EU urges Belarus to free march leader
The EU called on its European partners today to protest at Belarusian violence against demonstrators and the detention of opposition leader Alexander Kozulin.
Austria, which holds the EU presidency, said it was “appalled by the violence used against demonstrators by the Belarusian authorities”.
It also demanded the immediate release of Kozulin and other opposition members, and called for international solidarity.
Austria “urges the international partners of the EU, and in particular Belarus’ other neighbours, to follow the same approach towards Belarus”.
Human rights group Vasnya said more than 100 people were detained on Saturday in connection with a series of protest marches.
Kozulin was detained on Saturday as protesters heeded his call to march to a jail that was holding others who were detained during an unprecedented week of daily protests in the tightly controlled ex-Soviet republic.
Initial reports indicated Kozulin may have been beaten, but his wife Irina said “the condition of his health is OK”.
The protests were set off by the March 19 elections that gave authoritarian President Alexander Lukashenko a third term.

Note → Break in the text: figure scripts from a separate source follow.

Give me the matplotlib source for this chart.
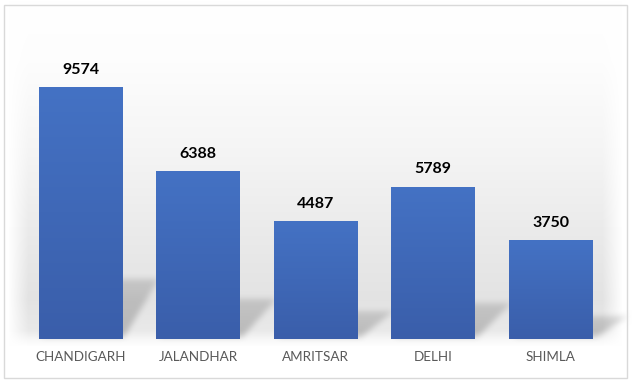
import numpy as np
import matplotlib
matplotlib.use("Agg")
import matplotlib.pyplot as plt
from matplotlib.patches import Rectangle

categories = ["CHANDIGARH", "JALANDHAR", "AMRITSAR", "DELHI", "SHIMLA"]
values = [9574, 6388, 4487, 5789, 3750]

W, H = 632, 383
fig = plt.figure(figsize=(W / 100, H / 100), dpi=100)
fig.patch.set_facecolor("white")

ax = fig.add_axes([21.75 / W, 44 / H, 587.5 / W, 316 / H])
ax.set_xlim(-0.5, len(categories) - 0.5)
ax.set_ylim(0, 12000)
ax.axis("off")
ax.patch.set_alpha(0)

bar_w = 0.71
xs = np.arange(len(categories))

# --- background (vertical gray gradient) + bar shadows in pixel space ---
yy = np.arange(H)[:, None].astype(float)
xx = np.arange(W)[None, :].astype(float)
prof_y = np.array([0, 60, 150, 230, 300, 330, 340, 346, H])
prof_v = np.array([1.0, 0.993, 0.96, 0.92, 0.89, 0.915, 0.975, 1.0, 1.0])
vert = np.interp(yy[:, 0], prof_y, prof_v)[:, None]
hor = np.clip(np.minimum((xx - 8) / 20.0, (622 - xx) / 20.0), 0, 1)
bg = 1 - (1 - vert) * hor

shade = np.zeros((H, W))
fig.canvas.draw()
for x, v in zip(xs, values):
    (pxl, py0) = ax.transData.transform((x - bar_w / 2, 0))
    (pxr, pyt) = ax.transData.transform((x + bar_w / 2, v))
    py0 = H - py0
    pyt = H - pyt
    h = py0 - pyt
    hs = 0.24 * h
    dx = 36.0
    t = np.clip((py0 - yy) / hs, 0, 1)
    inside_y = (yy <= py0 - 3) & (yy >= py0 - hs)
    left = pxl + dx * t
    right = pxr + dx * t
    inside = inside_y & (xx >= left) & (xx <= right)
    strength = inside * (0.6 + 0.4 * np.clip(1 - t, 0, 1))
    shade = np.maximum(shade, strength)

def blur(a, r):
    k = np.ones(2 * r + 1) / (2 * r + 1)
    a = np.apply_along_axis(lambda m: np.convolve(m, k, mode="same"), 0, a)
    a = np.apply_along_axis(lambda m: np.convolve(m, k, mode="same"), 1, a)
    return a

shade = blur(blur(shade, 3), 3)
img = bg - 0.2 * shade
img = np.clip(img, 0, 1)
bgax = fig.add_axes([0, 0, 1, 1], zorder=-1)
bgax.imshow(np.dstack([img, img, img]), extent=(0, W, H, 0), aspect="auto",
            interpolation="bilinear")
bgax.set_xlim(0, W)
bgax.set_ylim(H, 0)
bgax.axis("off")

# --- gradient bars ---
top_c = np.array([68, 114, 196]) / 255
bot_c = np.array([58, 94, 170]) / 255
grad = np.linspace(0, 1, 256)[:, None]
gimg = top_c[None, None, :] * (1 - grad[..., None]) + bot_c[None, None, :] * grad[..., None]
gimg = np.repeat(gimg, 2, axis=1)

bars = ax.bar(xs, values, width=bar_w, color=top_c, zorder=2)
for b, v in zip(bars, values):
    x0 = b.get_x()
    im = ax.imshow(gimg, extent=(x0, x0 + b.get_width(), 0, v), aspect="auto",
                   zorder=3, interpolation="bilinear")
    im.set_clip_path(b)
    ax.text(b.get_x() + b.get_width() / 2, v + 650, f"{v}", ha="center",
            va="center", fontsize=11.5, fontweight="bold", color="black",
            family="Lato", zorder=4)
ax.set_xlim(-0.5, len(categories) - 0.5)
ax.set_ylim(0, 12000)

for x, c in zip(xs, categories):
    ax.text(x, -680, c, ha="center", va="center", fontsize=9.7,
            color="#595959", family="Lato", clip_on=False)

# outer border
fig.patches.append(Rectangle((4 / W, 5 / H), 623 / W, 373 / H,
                             transform=fig.transFigure, fill=False,
                             edgecolor="#d9d9d9", linewidth=1, zorder=10))

fig.savefig("out.png", dpi=100, facecolor="white")
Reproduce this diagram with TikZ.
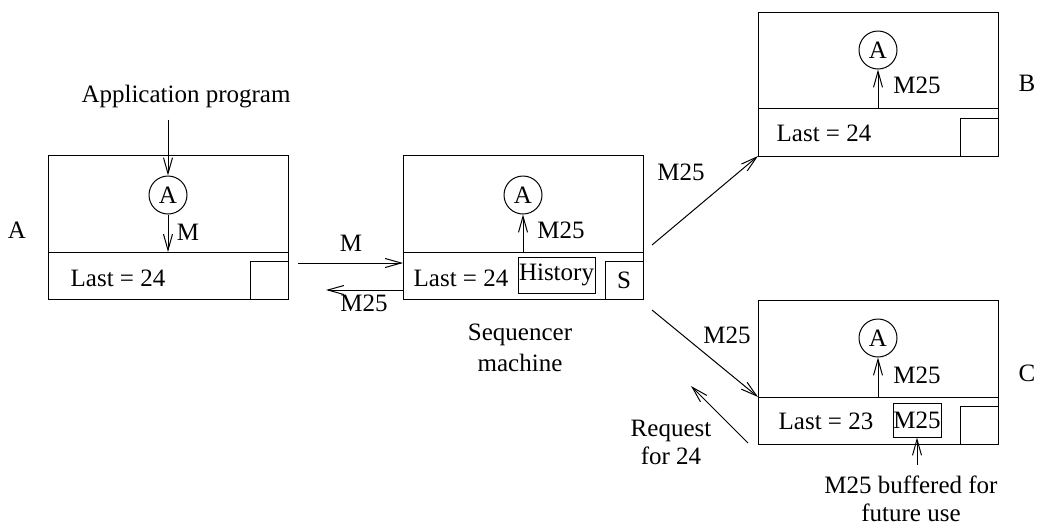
\documentclass[tikz,border=0pt]{standalone}
\usepackage{fontspec}
\setmainfont{Liberation Serif}
\newfontfamily\labelfont{Liberation Serif}
\usetikzlibrary{arrows.meta,positioning}
\begin{document}
\begin{tikzpicture}[x=0.5pt,y=-0.5pt,line width=0.5pt,
		every node/.style={font=\labelfont\fontsize{12.5}{14}\selectfont},
		part/.style={draw,minimum width=120pt,inner sep=0pt,outer sep=0pt,anchor=north west},
		slot/.style={draw,minimum size=19pt,inner sep=0pt,outer sep=0pt,anchor=south east},
		proc/.style={draw,circle,minimum size=19pt,inner sep=0pt},
		msg/.style={-{Straight Barb[length=8pt,width=4.5pt]}}]
		
		\useasboundingbox (0,0) rectangle (1037,525);
		
		% machine A
		\node[part,minimum height=48.5pt] (aTop) at (48,155) {};
		\node[part,minimum height=23.5pt,below=0pt of aTop] (aLow) {};
		\node[slot] (aSlot) at (aLow.south east) {};
		\node[proc] (aProc) at (168,195) {A};
		\node (aLast) at (118,278) {Last = 24};
		\node (aName) at (17,230) {A};
		\node (app) at (186,97) {Application program};
		\draw[msg,shorten <=2pt] (app.south -| aProc) -- (aProc.north);
		\draw[msg] (aProc.south) -- (aProc |- aLow.north);
		\node (aMsg) at (188,232) {M};
		
		% sequencer
		\node[part,minimum height=48.5pt] (sTop) at (403,155) {};
		\node[part,minimum height=23.5pt,below=0pt of sTop] (sLow) {};
		\node[slot] (sSlot) at (sLow.south east) {S};
		\node[draw,minimum width=38.5pt,minimum height=18pt,inner sep=0pt] (hist) at (556.5,275) {History};
		\node[proc] (sProc) at (523,195) {A};
		\node (sLast) at (461,278) {Last = 24};
		\draw[msg] (sProc |- sLow.north) -- (sProc.south);
		\node (sMsg) at (561,230) {M25};
		\node[align=center] (seqName) at (520,348) {Sequencer\\[1.5pt]machine};
		
		% A <-> sequencer
		\coordinate (mOut) at (298,263);
		\coordinate (mBack) at (326,290);
		\draw[msg] (mOut) -- (mOut -| sLow.west);
		\draw[msg] (mBack -| sLow.west) -- (mBack);
		\node (mLab) at (351,243) {M};
		\node (backLab) at (364,303) {M25};
		
		% machine B
		\node[part,minimum height=48pt] (bTop) at (758,12) {};
		\node[part,minimum height=24pt,below=0pt of bTop] (bLow) {};
		\node[slot] (bSlot) at (bLow.south east) {};
		\node[proc] (bProc) at (878,50) {A};
		\node (bLast) at (824,133) {Last = 24};
		\draw[msg] (bProc |- bLow.north) -- (bProc.south);
		\node (bMsg) at (917,85) {M25};
		\node (bName) at (1027,83) {B};
		
		% machine C
		\node[part,minimum height=48.5pt] (cTop) at (758,300) {};
		\node[part,minimum height=23.5pt,below=0pt of cTop] (cLow) {};
		\node[slot] (cSlot) at (cLow.south east) {};
		\node[draw,minimum width=24pt,minimum height=17pt,inner sep=0pt] (buf) at (917,420) {M25};
		\node[proc] (cProc) at (878,338) {A};
		\node (cLast) at (826,421) {Last = 23};
		\draw[msg] (cProc |- cLow.north) -- (cProc.south);
		\node (cMsg) at (917,375) {M25};
		\node (cName) at (1027,373) {C};
		\node[align=center] (bufNote) at (911,499) {M25 buffered for\\future use};
		\draw[msg,shorten <=2pt] (bufNote.north -| buf) -- (buf.south);
		
		% sequencer -> B, C
		\coordinate (toB) at (652,245);
		\coordinate (toC) at (652,310);
		\draw[msg] (toB) -- (bLow.south west);
		\draw[msg] (toC) -- (cLow.north west);
		\node (toBLab) at (681,172) {M25};
		\node (toCLab) at (727,335) {M25};
		
		% request from C
		\coordinate (reqFrom) at (748,443);
		\coordinate (reqTo) at (691,386);
		\draw[msg] (reqFrom) -- (reqTo);
		\node[align=center] (reqLab) at (671,442) {Request\\for 24};
		
	\end{tikzpicture}
\end{document}
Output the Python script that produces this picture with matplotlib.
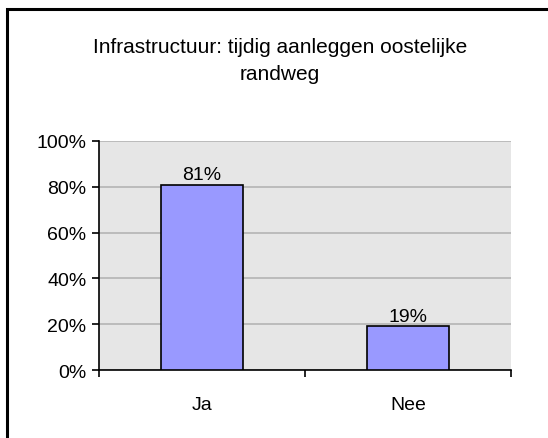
import matplotlib
matplotlib.use("Agg")
import matplotlib.pyplot as plt
from matplotlib.patches import Rectangle

categories = ["Ja", "Nee"]
values = [81, 19]
labels = ["81%", "19%"]
yticks = [0, 20, 40, 60, 80, 100]
ytick_labels = ["0%", "20%", "40%", "60%", "80%", "100%"]
title = "Infrastructuur: tijdig aanleggen oostelijke\nrandweg"

plt.rcParams['font.family'] = ['Liberation Sans', 'DejaVu Sans']

W, H = 548, 439
fig = plt.figure(figsize=(W/100, H/100), dpi=100)
fig.patch.set_facecolor('white')

# outer border (right/bottom off-canvas)
fig.patches.append(Rectangle((6.5/W, -0.05), 1.2, 1 - 9.5/H + 0.05, transform=fig.transFigure,
                             fill=False, edgecolor='black', linewidth=2.2, zorder=0))

ax = fig.add_axes([99/W, 1-371/H, (511-99)/W, (371-142)/H])
ax.set_facecolor('#e6e6e6')
x = [0.5, 1.5]
ax.bar(x, values, width=0.4, color='#9999ff', edgecolor='black', linewidth=1.2, zorder=3)
for xi, v, l in zip(x, values, labels):
    ax.text(xi, v + 0.8, l, ha='center', va='bottom', fontsize=14, zorder=4)
ax.set_xlim(0, 2)
ax.set_ylim(0, 100)
ax.set_yticks(yticks)
ax.set_yticklabels(ytick_labels, fontsize=14)
ax.yaxis.grid(True, color='#b4b4b4', linewidth=1.2, zorder=1)
ax.set_axisbelow(True)
ax.set_xticks([0, 1, 2])
ax.set_xticklabels([])
ax.set_xticks(x, minor=True)
ax.set_xticklabels(categories, minor=True, fontsize=14)
ax.tick_params(axis='x', which='minor', length=0, pad=19)
ax.tick_params(axis='x', which='major', length=5, width=1.2, direction='out')
ax.tick_params(axis='y', length=5, width=1.2, direction='out', pad=4)
for s in ['top', 'right']:
    ax.spines[s].set_visible(False)
for s in ['left', 'bottom']:
    ax.spines[s].set_linewidth(1.2)

fig.text(280/W, 1-61/H, title, ha='center', va='center', fontsize=15, linespacing=1.55)

fig.savefig("out.png", dpi=100)
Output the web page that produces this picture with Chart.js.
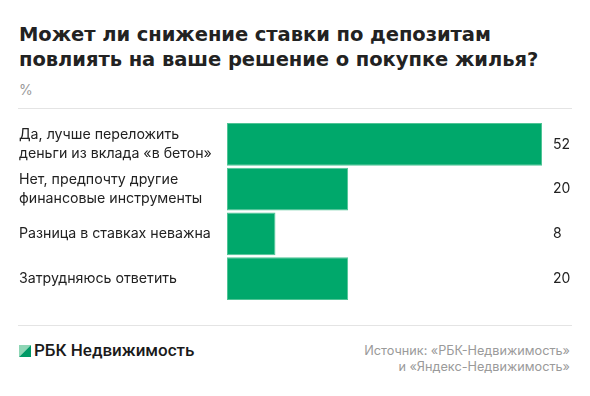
<!DOCTYPE html>
<html>
<head>
<meta charset="utf-8">
<script src="https://cdn.jsdelivr.net/npm/chart.js@4"></script>
<style>
  body { margin: 0; background: #fff; font-family: Inter, Roboto, sans-serif; }
  #wrap { position: relative; width: 590px; height: 396px; overflow: hidden; }
  .title { position: absolute; left: 19px; top: 22px; font-family: "DejaVu Sans", sans-serif; font-size: 19.5px; font-weight: 700; line-height: 25px; color: #222; letter-spacing: -0.05px; }
  .unit { position: absolute; left: 19px; top: 81px; font-size: 14px; color: #9a9a9a; }
  .rule { position: absolute; left: 18px; width: 554px; height: 1px; background: #e4e4e4; }
  #chart { position: absolute; left: 0; top: 110px; }
  .logo { position: absolute; left: 19px; top: 340px; font-family: Roboto, sans-serif; font-size: 17px; font-weight: 500; color: #1a1a1a; }
  .logo svg { vertical-align: -1px; margin-right: 3px; }
  .source { position: absolute; right: 20px; top: 343px; font-size: 12.7px; line-height: 16px; color: #9a9a9a; text-align: right; }
</style>
</head>
<body>
<div id="wrap">
  <div class="title">Может ли снижение ставки по депозитам<br>повлиять на ваше решение о покупке жилья?</div>
  <div class="unit">%</div>
  <div class="rule" style="top:108px"></div>
  <canvas id="chart" width="590" height="210"></canvas>
  <div class="rule" style="top:325px"></div>
  <div class="logo"><svg width="12" height="12" viewBox="0 0 12 12"><polygon points="0,0 12,0 0,12" fill="#8fd6b6"/><polygon points="12,0 12,12 0,12" fill="#009a66"/></svg>РБК Недвижимость</div>
  <div class="source">Источник: «РБК-Недвижимость»<br>и «Яндекс-Недвижимость»</div>
</div>
<script>
// answers (multi-line labels as arrays)
const answers = [
    ['Да, лучше переложить', 'деньги из вклада «в бетон»'],
    ['Нет, предпочту другие', 'финансовые инструменты'],
    'Разница в ставках неважна',
    'Затрудняюсь ответить'
];
const shares = [52, 20, 8, 20];

const valueLabels = {
    id: 'valueLabels',
    afterDatasetsDraw(chart) {
        const ctx = chart.ctx;
        const meta = chart.getDatasetMeta(0);
        ctx.save();
        ctx.font = '14px Inter';
        ctx.fillStyle = '#222';
        ctx.textAlign = 'left';
        ctx.textBaseline = 'middle';
        meta.data.forEach((bar, i) => {
            ctx.fillText(shares[i], chart.chartArea.right + 11, bar.y);
        });
        ctx.restore();
    }
};

new Chart(document.getElementById('chart').getContext('2d'), {
    type: 'bar',
    data: {
        labels: answers,
        datasets: [{
            data: shares,
            backgroundColor: '#00a86b',
            borderColor: '#4fc495',
            borderWidth: 1,
            borderSkipped: false,
            barPercentage: 0.958,
            categoryPercentage: 1
        }]
    },
    options: {
        indexAxis: 'y',
        responsive: false,
        animation: false,
        layout: { padding: { left: 19, right: 48, top: 12, bottom: 6 } },
        plugins: { legend: { display: false }, tooltip: { enabled: false } },
        scales: {
            x: { min: 0, max: 52, display: false },
            y: {
                grid: { display: false },
                border: { display: false },
                ticks: {
                    crossAlign: 'far',
                    color: '#222',
                    padding: 0,
                    font: { family: 'Inter', size: 14.2, lineHeight: 1.34 }
                },
                afterFit(scale) { scale.width = 208; }
            }
        }
    },
    plugins: [valueLabels]
});
</script>
</body>
</html>
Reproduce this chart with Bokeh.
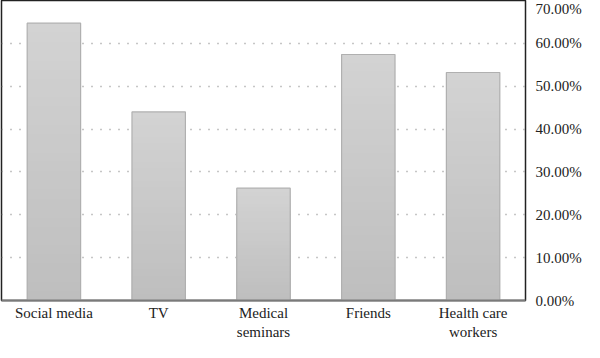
from bokeh.plotting import figure
from bokeh.models import ColumnDataSource, NumeralTickFormatter, FixedTicker, LinearAxis, Range1d, FactorRange
from bokeh.embed import file_html
from bokeh.resources import INLINE

categories = ["Social media", "TV", "Medical\nseminars", "Friends", "Health care\nworkers"]
values = [0.647, 0.440, 0.262, 0.574, 0.532]
y_ticks = [0.0, 0.1, 0.2, 0.3, 0.4, 0.5, 0.6, 0.7]

FONT = "Liberation Serif"
BAR_W = 0.51
N_SEG = 30
TOP_GRAY = 0xd3
BOT_GRAY = 0xbe

p = figure(width=584, height=342, x_range=FactorRange(*categories, range_padding=0),
           y_range=Range1d(0, 0.7), output_backend="svg", toolbar_location=None,
           min_border_left=1, min_border_top=0, min_border_right=0, min_border_bottom=0,
           y_axis_location=None)

# gradient: overlapping rects from the base, tallest first (light top -> darker bottom)
xs, tops, cols = [], [], []
for i in range(N_SEG):
    frac = 1 - i / N_SEG
    t = (N_SEG - i - 0.5) / N_SEG
    g = round(BOT_GRAY + (TOP_GRAY - BOT_GRAY) * t)
    for c, v in zip(categories, values):
        xs.append(c)
        tops.append(v * frac)
        cols.append("#%02x%02x%02x" % (g, g, g))
seg = ColumnDataSource(dict(x=xs, top=tops, color=cols))
p.vbar(x="x", bottom=0, top="top", width=BAR_W, source=seg,
       fill_color="color", line_color=None)

src = ColumnDataSource(dict(x=categories, top=values))
p.vbar(x="x", top="top", width=BAR_W, source=src, fill_color=None,
       line_color="#b0b0b0", line_width=1.2)

yax = LinearAxis(ticker=FixedTicker(ticks=y_ticks),
                 formatter=NumeralTickFormatter(format="0.00%"))
yax.axis_line_color = None
yax.major_tick_line_color = None
yax.major_tick_out = 0
yax.minor_tick_line_color = None
yax.minor_tick_out = 0
yax.major_label_text_font = FONT
yax.major_label_text_font_size = "15px"
yax.major_label_text_color = "#222222"
yax.major_label_standoff = 10
p.add_layout(yax, "right")

xax = p.xaxis[0]
xax.axis_line_color = "#7a7a7a"
xax.axis_line_width = 2
xax.major_tick_line_color = None
xax.major_tick_out = 0
xax.minor_tick_line_color = None
xax.minor_tick_out = 0
xax.major_label_text_font = FONT
xax.major_label_text_font_size = "15px"
xax.major_label_text_color = "#222222"
xax.major_label_standoff = 4

p.xgrid.grid_line_color = None
p.ygrid.ticker = FixedTicker(ticks=y_ticks)
p.ygrid.grid_line_color = "#8c8c8c"
p.ygrid.grid_line_dash = "1 8"
p.ygrid.grid_line_width = 1.5

p.outline_line_color = "#222222"
p.outline_line_width = 1.5
p.background_fill_color = "white"
p.border_fill_color = "white"

open("out.html", "w").write(file_html(p, INLINE))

The opposition contends the voting was fraudulent and international observers said the elections fell far short of democratic norms, with problems including harassment of opposition candidates and distorted coverage by state-dominated mass media.
Kozulin, who was one of three candidates running against Lukashenko, appears less popular among opposition forces than Alexander Milinkevich, who was the main candidate opposing Lukashenko.
Milinkevich on Saturday disapproved of Kozulin’s call for the march to the jail, saying it unnecessarily provoked police.
Today, without mentioning him by name, he said: “Each politician must conduct predictable, foreseeable policies.”
Earlier about 80 pro-Lukashenko youth activists picketed the US Embassy in Minsk for about an hour, shouting “Hands off Belarus”. Russian news agencies said protesters also picketed Poland’s Embassy.
Lukashenko and other officials contend the US and Western European countries are giving financial and moral support to opposition groups with the aim of provoking mass protests like those in Ukraine, Georgia and Kyrgyzstan - ex-Soviet republics like Belarus – that helped bring opposition leaders to power after elections regarded as fraudulent.